_Given data_
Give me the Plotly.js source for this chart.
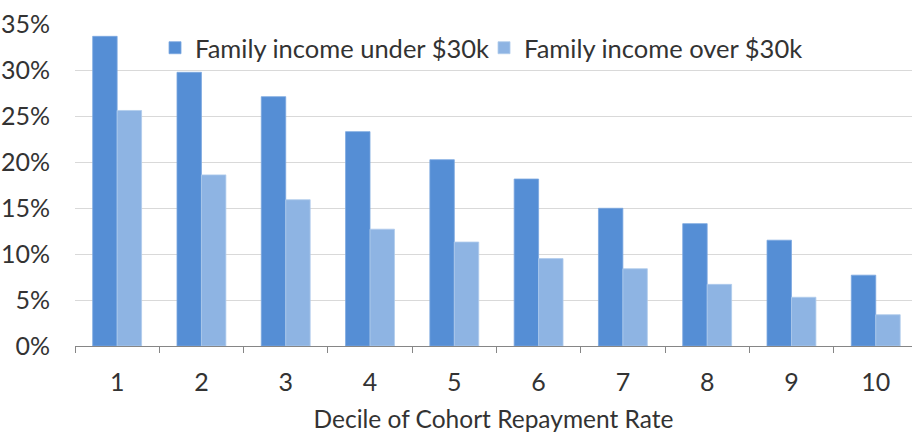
<!DOCTYPE html>
<html><head><meta charset="utf-8">
<script src="https://cdn.plot.ly/plotly-3.0.1.min.js"></script>
<style>html,body{margin:0;padding:0;background:#fff}</style>
</head><body>
<div id="chart" style="width:912px;height:433px"></div>
<script>
const categories = ["1","2","3","4","5","6","7","8","9","10"];
const underLabel = "Family income under $30k";
const overLabel = "Family income over $30k";
const under30k = [0.3366, 0.2975, 0.271, 0.233, 0.2025, 0.1815, 0.1497, 0.133, 0.115, 0.077];
const over30k = [0.256, 0.186, 0.159, 0.127, 0.113, 0.095, 0.084, 0.067, 0.053, 0.034];
const yTicks = [0, 0.05, 0.1, 0.15, 0.2, 0.25, 0.3, 0.35];

const FONT = "Lato, 'Open Sans', sans-serif";
const data = [
  {type:"bar", x:categories, y:under30k, name:underLabel,
   marker:{color:"#558ED5", line:{color:"#7BA7E0", width:0.8}}},
  {type:"bar", x:categories, y:over30k, name:overLabel,
   marker:{color:"#8EB4E3", line:{color:"#B0CBEC", width:0.8}}}
];
const layout = {
  width:912, height:433,
  margin:{l:75, r:0, t:24, b:87},
  paper_bgcolor:"#fff", plot_bgcolor:"#fff",
  font:{family:FONT, color:"#333333", size:26},
  barmode:"group", bargap:0.42, bargroupgap:0,
  showlegend:true,
  legend:{orientation:"h", x:0.0956, xanchor:"left", y:0.925, yanchor:"middle",
          bgcolor:"rgba(0,0,0,0)", font:{size:25.5, color:"#333333"},
          itemwidth:30, tracegroupgap:0, entrywidth:284, entrywidthmode:"pixels"},
  xaxis:{type:"category", range:[-0.5, 9.43], showgrid:false,
         showline:true, linecolor:"#868686", linewidth:1,
         ticks:"outside", tickson:"boundaries", ticklen:6, tickcolor:"#868686",
         tickfont:{size:25, color:"#333333"}, ticklabelstandoff:14,
         title:{text:"Decile of Cohort Repayment Rate", font:{size:24.5, color:"#333333"}, standoff:24},
         fixedrange:true},
  yaxis:{range:[0, 0.35], tickvals:yTicks, tickformat:".0%",
         showgrid:true, gridcolor:"#D9D9D9", gridwidth:1,
         showline:false, zeroline:false, ticks:"",
         tickfont:{size:25, color:"#333333"}, ticklabelstandoff:24, fixedrange:true}
};
Plotly.newPlot("chart", data, layout, {displayModeBar:false, staticPlot:true});
</script>
</body></html>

_What you should do_
Skip the pictures and restate exactly the lines from the beginning of the listing to the line with "const yTicks = [0, 0.05, 0.1, 0.15, 0.2, 0.25, 0.3, 0.35];", that line included.

_Written response_
Give me the Plotly.js source for this chart.
<!DOCTYPE html>
<html><head><meta charset="utf-8">
<script src="https://cdn.plot.ly/plotly-3.0.1.min.js"></script>
<style>html,body{margin:0;padding:0;background:#fff}</style>
</head><body>
<div id="chart" style="width:912px;height:433px"></div>
<script>
const categories = ["1","2","3","4","5","6","7","8","9","10"];
const underLabel = "Family income under $30k";
const overLabel = "Family income over $30k";
const under30k = [0.3366, 0.2975, 0.271, 0.233, 0.2025, 0.1815, 0.1497, 0.133, 0.115, 0.077];
const over30k = [0.256, 0.186, 0.159, 0.127, 0.113, 0.095, 0.084, 0.067, 0.053, 0.034];
const yTicks = [0, 0.05, 0.1, 0.15, 0.2, 0.25, 0.3, 0.35];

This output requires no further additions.